■ **Task prompt**: Would you transcribe the whole listing exactly, minus its pictures?

■ **Available data**:

▶

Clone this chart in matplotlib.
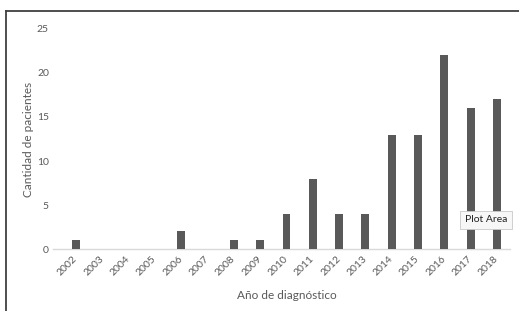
import matplotlib.pyplot as plt
from matplotlib.lines import Line2D

years = ['2002', '2003', '2004', '2005', '2006', '2007', '2008', '2009', '2010',
         '2011', '2012', '2013', '2014', '2015', '2016', '2017', '2018']
patients = [1, 0, 0, 0, 2, 0, 1, 1, 4, 8, 4, 4, 13, 13, 22, 16, 17]
y_ticks = [0, 5, 10, 15, 20, 25]

plt.rcParams['font.family'] = ['Lato', 'DejaVu Sans']
text_color = '#595959'

fig = plt.figure(figsize=(5.19, 3.11), dpi=100)
ax = fig.add_axes([0.121, 0.199, 0.862, 0.708])

ax.bar(range(len(years)), patients, width=0.3, color='#595959', zorder=2)
ax.set_xlim(-0.5, len(years) - 0.5)
ax.set_ylim(0, 25)
ax.set_yticks(y_ticks)
ax.set_xticks(range(len(years)))
ax.set_xticklabels(years, rotation=45, ha='right', va='center', rotation_mode='anchor')

for side in ['top', 'right', 'left', 'bottom']:
    ax.spines[side].set_visible(False)
ax.plot([-0.022, 1], [0, 0], transform=ax.transAxes, color='#d9d9d9',
        linewidth=1, clip_on=False, zorder=1)

ax.tick_params(axis='both', length=0, labelsize=7.5, colors=text_color)
ax.tick_params(axis='y', pad=10)
ax.tick_params(axis='x', pad=6)

ax.set_xlabel('Año de diagnóstico', fontsize=8.5, color=text_color, labelpad=9)
ax.set_ylabel('Cantidad de pacientes', fontsize=8.5, color=text_color, labelpad=2)

# outer frame (top and left edges of the screenshot)
fig.add_artist(Line2D([6 / 519, 6 / 519], [0, 1 - 11 / 311], color='#404040', linewidth=1.3))
fig.add_artist(Line2D([6 / 519, 1], [1 - 11 / 311, 1 - 11 / 311], color='#404040', linewidth=1.3))

fig.text(486 / 519, 1 - 220 / 311, 'Plot Area', fontsize=7.5, color='#222222',
         ha='center', va='center',
         bbox=dict(boxstyle='square,pad=0.45', facecolor='#f7f7f7', edgecolor='#c8c8c8', linewidth=0.6))

fig.savefig('out.png', dpi=100)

◀

■ **Solution to this exercise**:
Clone this chart in matplotlib.
import matplotlib.pyplot as plt
from matplotlib.lines import Line2D

years = ['2002', '2003', '2004', '2005', '2006', '2007', '2008', '2009', '2010',
         '2011', '2012', '2013', '2014', '2015', '2016', '2017', '2018']
patients = [1, 0, 0, 0, 2, 0, 1, 1, 4, 8, 4, 4, 13, 13, 22, 16, 17]
y_ticks = [0, 5, 10, 15, 20, 25]

plt.rcParams['font.family'] = ['Lato', 'DejaVu Sans']
text_color = '#595959'

fig = plt.figure(figsize=(5.19, 3.11), dpi=100)
ax = fig.add_axes([0.121, 0.199, 0.862, 0.708])

ax.bar(range(len(years)), patients, width=0.3, color='#595959', zorder=2)
ax.set_xlim(-0.5, len(years) - 0.5)
ax.set_ylim(0, 25)
ax.set_yticks(y_ticks)
ax.set_xticks(range(len(years)))
ax.set_xticklabels(years, rotation=45, ha='right', va='center', rotation_mode='anchor')

for side in ['top', 'right', 'left', 'bottom']:
    ax.spines[side].set_visible(False)
ax.plot([-0.022, 1], [0, 0], transform=ax.transAxes, color='#d9d9d9',
        linewidth=1, clip_on=False, zorder=1)

ax.tick_params(axis='both', length=0, labelsize=7.5, colors=text_color)
ax.tick_params(axis='y', pad=10)
ax.tick_params(axis='x', pad=6)

ax.set_xlabel('Año de diagnóstico', fontsize=8.5, color=text_color, labelpad=9)
ax.set_ylabel('Cantidad de pacientes', fontsize=8.5, color=text_color, labelpad=2)

# outer frame (top and left edges of the screenshot)
fig.add_artist(Line2D([6 / 519, 6 / 519], [0, 1 - 11 / 311], color='#404040', linewidth=1.3))
fig.add_artist(Line2D([6 / 519, 1], [1 - 11 / 311, 1 - 11 / 311], color='#404040', linewidth=1.3))

fig.text(486 / 519, 1 - 220 / 311, 'Plot Area', fontsize=7.5, color='#222222',
         ha='center', va='center',
         bbox=dict(boxstyle='square,pad=0.45', facecolor='#f7f7f7', edgecolor='#c8c8c8', linewidth=0.6))

fig.savefig('out.png', dpi=100)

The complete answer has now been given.